Jimi Tenor


SEINEN BERÜHMTEN UMHANG AUS ROTEM SAMT hat Jimi Tenor heute nicht übergeworfen – er wurde ihm vor dem Gig geklaut. Wahrscheinlich wollte sich ein übereifriger Fan damit eine Spur der magischen Aura des exzentrischen Jazztechno-Helden aus Finnland aneignen-ist ja alles eine Frage des Geisteshaltung. Tenor, jetzt eben in ein blendend weißes Freizeit-Ensemble gewandet, läßt sich durch den Diebstahl nicht aus dem Konzept bringen. Der Mann ist ganz klar ein Star – einer, der in einem Paralleluniversum strahlen mag, aber nichtsdestoweniger ein Star. In England kennen ihn zwar noch nicht viele. Aber für die, die ihn kennen, ist er so was wie der Jarvis Cocker des Techno.

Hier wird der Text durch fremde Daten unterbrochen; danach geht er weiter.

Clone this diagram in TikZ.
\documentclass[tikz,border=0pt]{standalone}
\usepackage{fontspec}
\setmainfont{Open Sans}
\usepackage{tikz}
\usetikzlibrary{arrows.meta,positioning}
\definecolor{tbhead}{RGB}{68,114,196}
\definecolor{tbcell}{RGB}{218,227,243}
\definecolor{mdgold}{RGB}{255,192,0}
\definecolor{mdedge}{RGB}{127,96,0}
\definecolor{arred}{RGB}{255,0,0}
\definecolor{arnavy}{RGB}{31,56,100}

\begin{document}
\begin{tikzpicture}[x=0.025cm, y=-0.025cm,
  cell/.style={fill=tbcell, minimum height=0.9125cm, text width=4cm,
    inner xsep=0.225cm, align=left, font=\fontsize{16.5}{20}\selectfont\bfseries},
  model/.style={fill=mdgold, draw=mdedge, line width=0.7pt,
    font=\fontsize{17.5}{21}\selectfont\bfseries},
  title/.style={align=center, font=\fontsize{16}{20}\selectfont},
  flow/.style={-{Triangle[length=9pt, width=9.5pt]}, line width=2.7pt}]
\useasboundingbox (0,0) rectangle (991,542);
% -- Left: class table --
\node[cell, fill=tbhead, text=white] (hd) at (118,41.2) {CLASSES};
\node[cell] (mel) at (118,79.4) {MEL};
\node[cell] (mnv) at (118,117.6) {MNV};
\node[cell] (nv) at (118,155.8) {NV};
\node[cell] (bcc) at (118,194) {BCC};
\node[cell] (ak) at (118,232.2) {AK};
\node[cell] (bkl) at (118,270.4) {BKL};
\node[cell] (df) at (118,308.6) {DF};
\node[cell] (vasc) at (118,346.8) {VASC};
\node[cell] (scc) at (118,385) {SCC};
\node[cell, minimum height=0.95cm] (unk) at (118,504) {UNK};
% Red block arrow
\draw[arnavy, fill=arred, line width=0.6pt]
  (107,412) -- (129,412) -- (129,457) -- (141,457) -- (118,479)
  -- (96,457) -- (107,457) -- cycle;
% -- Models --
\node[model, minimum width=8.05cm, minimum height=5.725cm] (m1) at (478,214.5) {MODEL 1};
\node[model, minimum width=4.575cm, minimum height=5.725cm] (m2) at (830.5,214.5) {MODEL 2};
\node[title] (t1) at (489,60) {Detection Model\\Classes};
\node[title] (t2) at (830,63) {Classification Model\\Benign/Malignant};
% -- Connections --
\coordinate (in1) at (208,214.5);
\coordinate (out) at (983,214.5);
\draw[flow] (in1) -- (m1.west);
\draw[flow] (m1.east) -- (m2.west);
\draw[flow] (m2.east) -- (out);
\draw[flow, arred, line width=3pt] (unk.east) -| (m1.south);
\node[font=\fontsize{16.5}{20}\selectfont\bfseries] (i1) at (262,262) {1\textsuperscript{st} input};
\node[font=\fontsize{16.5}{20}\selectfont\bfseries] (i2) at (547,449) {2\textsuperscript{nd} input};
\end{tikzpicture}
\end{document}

Und Cocker mußte ja auch lange darben, bis die Welt seiner Qualitäten gewahr wurde. Heute abend demonstriert Jimi, was ein unwiderstehlicher Flirt ist Gaaanz sanft stimmt er das Publikum auf seinen schrägen Groove ein: mit einem zickigen Stück Cocktail-Jazz, das die biergetränkten Gewölbe des Astoria vergessen und die wohlige Atmosphäre einer Weinbar voller Swinger aufkommen läßt. Äußerst gefühlsecht auch, wie Jimi „this one’s for the ladeez“ ins Mikrophon haucht. Anschließend läßt er sich und seiner Band erst mal Champagner servieren – Cheers.

Die Band besteht heute abend aus dem Saxophonisten Terry Edwards, der schon in den Diensten der Tindersticks stand und sich extra für Tenor einen Hut aus Leopardenfell zugelegt hat; zwei Damen unbekannter Herkunft spielen Bass und Drums, Verstärkung kommt von einem zweiten Saxophonisten. Mit der Zeit entwickelt Jimis Set eine eigene Dynamik. Das lustvolle „Can’t Stay With You Baby“ erhält einen unerwartet technoiden Anstrich – die perfekte Vorbereitung für die Glam-Stampfnummern „Take Me Baby“ und „Sugardaddy“. Längst ist das Publikum dem Groove vollkommen erlegen. Das ist natürlich auch dem Mann in Weiß klar, der sich zur Feier des Erfolgs aufs Keyboard hockt, Schampus aus der Flasche trinkt und vor lauter Vergnügen sein Saxophon hemmungslos laut quietschen läßt. So was nennt man wohl lupenreine Lebensfreude. Und das mitten in London. Da können wir doch mächtig was lernen, Herr Ashcroft!